As Mauro Gagliardi, a consultor to the office for the Pope's liturgical ceremonies, wrote in an article on the priest's vesting prayers in the Tridentine Mass:

The maniple is an article of liturgical dress used in the celebration of the extraordinary form of the Holy Mass of the Roman Rite. It fell into disuse in the years of the post-conciliar reform, even though it was never abrogated.

Citing this remark, John Zuhlsdorf has argued that, since the 1967 document did not formally abolish the maniple but only said it was no longer required, the maniple may be used even in what has, since 1970, been the Ordinary Form of the Mass. Edward McNamara, Professor of Liturgy at Pontifical Athenaeum Regina Apostolorum in Rome, has rejected that view:

Another reader asked about some vestments no longer in use: "I noticed one who had offered the new rite but wore the maniple. ... The rationale was that the maniple had not been suppressed, but simply that it was no longer required." I do not think that the rationale justifying the use of the maniple ... is correct. It is not necessary for the Holy See to issue a decree abolishing every single detail. When ... the legislator lists the vestments to be worn, then logically any further additions no longer correspond to the norms."

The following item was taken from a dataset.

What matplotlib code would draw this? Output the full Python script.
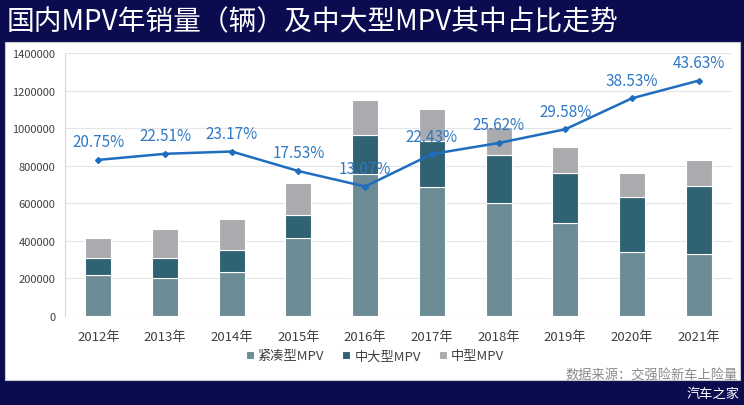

In fact, since 1970, the Roman Missal's list of vestments to be used at Mass does not mention the maniple, although it does note another vestment, the amice, which is not always obligatory.

When used, the maniple is worn by a priest only when wearing a chasuble for celebrating the Mass. A bishop celebrating a Tridentine Low Mass dons the maniple only after the Prayers at the Foot of the Altar. The 1960 Code of Rubrics, incorporated into the 1962 Roman Missal, states that the maniple is never worn with the cope (as, for instance, in the Asperges rite or in giving Benediction of the Blessed Sacrament); and, if no cope is available, it allows the priest to give such blessings vested in an alb and wearing a stole, but without chasuble and maniple.

The maniple is also worn with the dalmatic or tunicle, by the deacon and the subdeacon in a Solemn Mass, but only during the Mass proper. The maniple is not worn at other liturgical functions (e.g., the Asperges, processions) for which the dalmatic or tunicle is worn.

The maniple is also a vestment used in most of the other Latin liturgical rites.

With regard to what is now the Ordinary Form of the Roman Rite, as revised in 1969, the General Instruction of the Roman Missal states: "The vestment proper to the priest celebrant at Mass and other sacred actions directly connected with Mass is, unless otherwise indicated, the chasuble, worn over the alb and stole." For the deacon it says: "The vestment proper to the deacon is the dalmatic, worn over the alb and stole. The dalmatic may, however, be omitted out of necessity or on account of a lesser degree of solemnity." In neither case is there any mention of the maniple as a vestment in use.